◆ **INSTRUCTIONS TO FOLLOW**: Return all the data below as it stands, minus the pictures.

◆ **DATA LINES**:

>>>>

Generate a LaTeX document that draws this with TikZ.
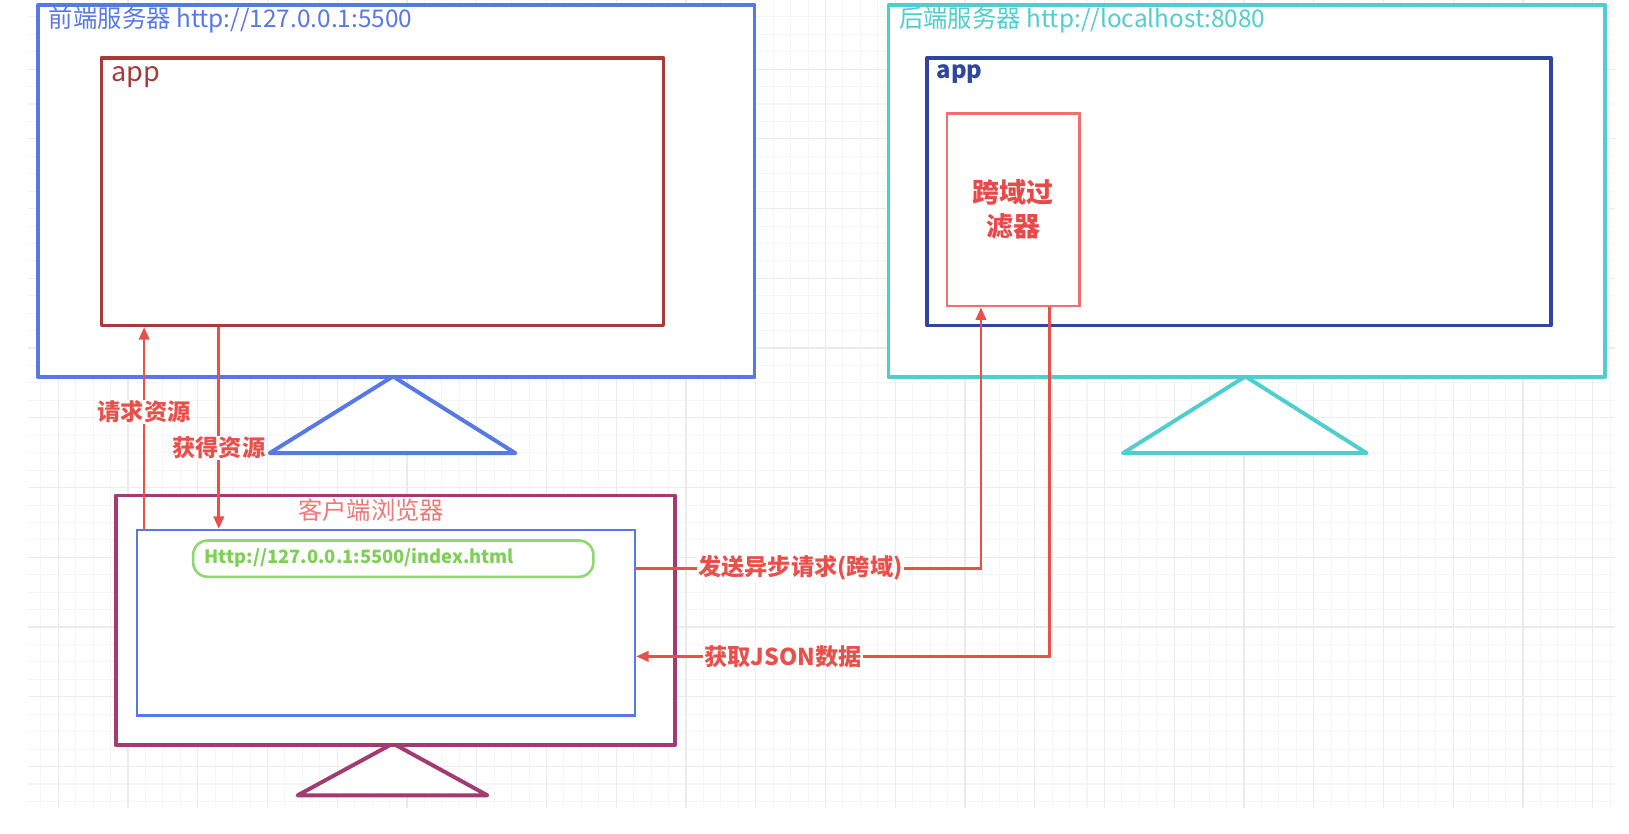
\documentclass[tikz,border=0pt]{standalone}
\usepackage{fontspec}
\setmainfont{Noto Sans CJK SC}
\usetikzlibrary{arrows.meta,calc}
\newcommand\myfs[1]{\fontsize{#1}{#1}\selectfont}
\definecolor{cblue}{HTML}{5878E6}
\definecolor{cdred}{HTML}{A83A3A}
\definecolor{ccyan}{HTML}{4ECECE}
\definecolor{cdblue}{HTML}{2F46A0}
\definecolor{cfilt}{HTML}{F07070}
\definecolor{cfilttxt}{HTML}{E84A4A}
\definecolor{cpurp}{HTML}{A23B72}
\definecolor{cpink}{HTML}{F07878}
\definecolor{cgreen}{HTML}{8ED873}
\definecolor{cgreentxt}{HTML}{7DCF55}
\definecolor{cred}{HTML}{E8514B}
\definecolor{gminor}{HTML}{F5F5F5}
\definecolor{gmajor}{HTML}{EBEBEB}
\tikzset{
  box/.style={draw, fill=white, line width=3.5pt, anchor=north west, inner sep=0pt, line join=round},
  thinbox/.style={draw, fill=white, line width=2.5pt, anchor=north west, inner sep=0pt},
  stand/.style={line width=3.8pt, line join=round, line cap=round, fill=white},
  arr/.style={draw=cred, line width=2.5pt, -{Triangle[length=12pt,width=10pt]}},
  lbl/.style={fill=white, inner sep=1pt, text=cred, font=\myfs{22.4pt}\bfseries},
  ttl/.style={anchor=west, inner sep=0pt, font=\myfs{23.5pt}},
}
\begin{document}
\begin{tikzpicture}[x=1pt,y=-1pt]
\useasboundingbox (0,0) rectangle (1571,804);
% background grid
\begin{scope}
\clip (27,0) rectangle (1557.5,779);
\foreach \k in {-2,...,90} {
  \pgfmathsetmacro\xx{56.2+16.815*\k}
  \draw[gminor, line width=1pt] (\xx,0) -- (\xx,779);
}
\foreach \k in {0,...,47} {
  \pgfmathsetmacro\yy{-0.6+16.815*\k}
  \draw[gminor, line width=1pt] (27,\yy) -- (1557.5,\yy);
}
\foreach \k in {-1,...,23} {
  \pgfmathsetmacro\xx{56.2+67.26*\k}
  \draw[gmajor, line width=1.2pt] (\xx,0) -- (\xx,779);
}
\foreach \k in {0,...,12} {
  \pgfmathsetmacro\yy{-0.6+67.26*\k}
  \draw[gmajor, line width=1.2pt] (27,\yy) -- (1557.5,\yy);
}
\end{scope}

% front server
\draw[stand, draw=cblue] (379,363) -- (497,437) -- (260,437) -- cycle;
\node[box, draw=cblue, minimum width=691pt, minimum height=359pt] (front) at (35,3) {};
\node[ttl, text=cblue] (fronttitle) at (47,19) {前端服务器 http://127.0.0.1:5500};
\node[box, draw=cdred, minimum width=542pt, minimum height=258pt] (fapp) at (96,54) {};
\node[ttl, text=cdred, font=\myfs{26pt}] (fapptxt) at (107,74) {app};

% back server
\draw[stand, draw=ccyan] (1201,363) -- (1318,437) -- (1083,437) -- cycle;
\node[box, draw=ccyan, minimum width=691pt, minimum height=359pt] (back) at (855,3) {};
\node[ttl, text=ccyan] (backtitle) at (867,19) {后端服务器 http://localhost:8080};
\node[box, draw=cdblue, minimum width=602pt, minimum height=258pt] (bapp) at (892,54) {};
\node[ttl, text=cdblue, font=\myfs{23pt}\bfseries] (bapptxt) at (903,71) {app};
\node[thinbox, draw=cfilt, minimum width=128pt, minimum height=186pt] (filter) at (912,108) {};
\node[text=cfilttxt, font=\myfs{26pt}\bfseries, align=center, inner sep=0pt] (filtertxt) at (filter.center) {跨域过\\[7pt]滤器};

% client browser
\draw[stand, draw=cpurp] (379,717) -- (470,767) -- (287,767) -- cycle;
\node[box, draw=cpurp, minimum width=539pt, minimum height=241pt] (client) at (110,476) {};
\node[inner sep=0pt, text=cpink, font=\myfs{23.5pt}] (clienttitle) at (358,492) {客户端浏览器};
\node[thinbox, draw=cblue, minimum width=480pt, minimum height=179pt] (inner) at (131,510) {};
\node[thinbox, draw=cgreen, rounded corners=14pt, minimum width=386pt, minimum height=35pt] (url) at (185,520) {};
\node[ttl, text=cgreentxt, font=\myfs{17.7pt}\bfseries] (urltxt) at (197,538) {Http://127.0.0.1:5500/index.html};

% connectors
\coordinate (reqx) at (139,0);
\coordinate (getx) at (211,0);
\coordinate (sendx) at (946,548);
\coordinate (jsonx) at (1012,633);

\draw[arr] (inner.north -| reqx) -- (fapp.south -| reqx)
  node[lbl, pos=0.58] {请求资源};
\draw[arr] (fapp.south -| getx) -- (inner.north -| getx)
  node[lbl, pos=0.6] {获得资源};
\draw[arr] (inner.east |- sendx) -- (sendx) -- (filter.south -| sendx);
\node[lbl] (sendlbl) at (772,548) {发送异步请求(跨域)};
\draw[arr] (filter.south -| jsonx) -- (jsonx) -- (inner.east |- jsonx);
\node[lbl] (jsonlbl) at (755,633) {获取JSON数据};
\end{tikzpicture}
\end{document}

<<<<

◆ **TASK RESPONSE**:
Generate a LaTeX document that draws this with TikZ.
\documentclass[tikz,border=0pt]{standalone}
\usepackage{fontspec}
\setmainfont{Noto Sans CJK SC}
\usetikzlibrary{arrows.meta,calc}
\newcommand\myfs[1]{\fontsize{#1}{#1}\selectfont}
\definecolor{cblue}{HTML}{5878E6}
\definecolor{cdred}{HTML}{A83A3A}
\definecolor{ccyan}{HTML}{4ECECE}
\definecolor{cdblue}{HTML}{2F46A0}
\definecolor{cfilt}{HTML}{F07070}
\definecolor{cfilttxt}{HTML}{E84A4A}
\definecolor{cpurp}{HTML}{A23B72}
\definecolor{cpink}{HTML}{F07878}
\definecolor{cgreen}{HTML}{8ED873}
\definecolor{cgreentxt}{HTML}{7DCF55}
\definecolor{cred}{HTML}{E8514B}
\definecolor{gminor}{HTML}{F5F5F5}
\definecolor{gmajor}{HTML}{EBEBEB}
\tikzset{
  box/.style={draw, fill=white, line width=3.5pt, anchor=north west, inner sep=0pt, line join=round},
  thinbox/.style={draw, fill=white, line width=2.5pt, anchor=north west, inner sep=0pt},
  stand/.style={line width=3.8pt, line join=round, line cap=round, fill=white},
  arr/.style={draw=cred, line width=2.5pt, -{Triangle[length=12pt,width=10pt]}},
  lbl/.style={fill=white, inner sep=1pt, text=cred, font=\myfs{22.4pt}\bfseries},
  ttl/.style={anchor=west, inner sep=0pt, font=\myfs{23.5pt}},
}
\begin{document}
\begin{tikzpicture}[x=1pt,y=-1pt]
\useasboundingbox (0,0) rectangle (1571,804);
% background grid
\begin{scope}
\clip (27,0) rectangle (1557.5,779);
\foreach \k in {-2,...,90} {
  \pgfmathsetmacro\xx{56.2+16.815*\k}
  \draw[gminor, line width=1pt] (\xx,0) -- (\xx,779);
}
\foreach \k in {0,...,47} {
  \pgfmathsetmacro\yy{-0.6+16.815*\k}
  \draw[gminor, line width=1pt] (27,\yy) -- (1557.5,\yy);
}
\foreach \k in {-1,...,23} {
  \pgfmathsetmacro\xx{56.2+67.26*\k}
  \draw[gmajor, line width=1.2pt] (\xx,0) -- (\xx,779);
}
\foreach \k in {0,...,12} {
  \pgfmathsetmacro\yy{-0.6+67.26*\k}
  \draw[gmajor, line width=1.2pt] (27,\yy) -- (1557.5,\yy);
}
\end{scope}

% front server
\draw[stand, draw=cblue] (379,363) -- (497,437) -- (260,437) -- cycle;
\node[box, draw=cblue, minimum width=691pt, minimum height=359pt] (front) at (35,3) {};
\node[ttl, text=cblue] (fronttitle) at (47,19) {前端服务器 http://127.0.0.1:5500};
\node[box, draw=cdred, minimum width=542pt, minimum height=258pt] (fapp) at (96,54) {};
\node[ttl, text=cdred, font=\myfs{26pt}] (fapptxt) at (107,74) {app};

% back server
\draw[stand, draw=ccyan] (1201,363) -- (1318,437) -- (1083,437) -- cycle;
\node[box, draw=ccyan, minimum width=691pt, minimum height=359pt] (back) at (855,3) {};
\node[ttl, text=ccyan] (backtitle) at (867,19) {后端服务器 http://localhost:8080};
\node[box, draw=cdblue, minimum width=602pt, minimum height=258pt] (bapp) at (892,54) {};
\node[ttl, text=cdblue, font=\myfs{23pt}\bfseries] (bapptxt) at (903,71) {app};
\node[thinbox, draw=cfilt, minimum width=128pt, minimum height=186pt] (filter) at (912,108) {};
\node[text=cfilttxt, font=\myfs{26pt}\bfseries, align=center, inner sep=0pt] (filtertxt) at (filter.center) {跨域过\\[7pt]滤器};

% client browser
\draw[stand, draw=cpurp] (379,717) -- (470,767) -- (287,767) -- cycle;
\node[box, draw=cpurp, minimum width=539pt, minimum height=241pt] (client) at (110,476) {};
\node[inner sep=0pt, text=cpink, font=\myfs{23.5pt}] (clienttitle) at (358,492) {客户端浏览器};
\node[thinbox, draw=cblue, minimum width=480pt, minimum height=179pt] (inner) at (131,510) {};
\node[thinbox, draw=cgreen, rounded corners=14pt, minimum width=386pt, minimum height=35pt] (url) at (185,520) {};
\node[ttl, text=cgreentxt, font=\myfs{17.7pt}\bfseries] (urltxt) at (197,538) {Http://127.0.0.1:5500/index.html};

% connectors
\coordinate (reqx) at (139,0);
\coordinate (getx) at (211,0);
\coordinate (sendx) at (946,548);
\coordinate (jsonx) at (1012,633);

\draw[arr] (inner.north -| reqx) -- (fapp.south -| reqx)
  node[lbl, pos=0.58] {请求资源};
\draw[arr] (fapp.south -| getx) -- (inner.north -| getx)
  node[lbl, pos=0.6] {获得资源};
\draw[arr] (inner.east |- sendx) -- (sendx) -- (filter.south -| sendx);
\node[lbl] (sendlbl) at (772,548) {发送异步请求(跨域)};
\draw[arr] (filter.south -| jsonx) -- (jsonx) -- (inner.east |- jsonx);
\node[lbl] (jsonlbl) at (755,633) {获取JSON数据};
\end{tikzpicture}
\end{document}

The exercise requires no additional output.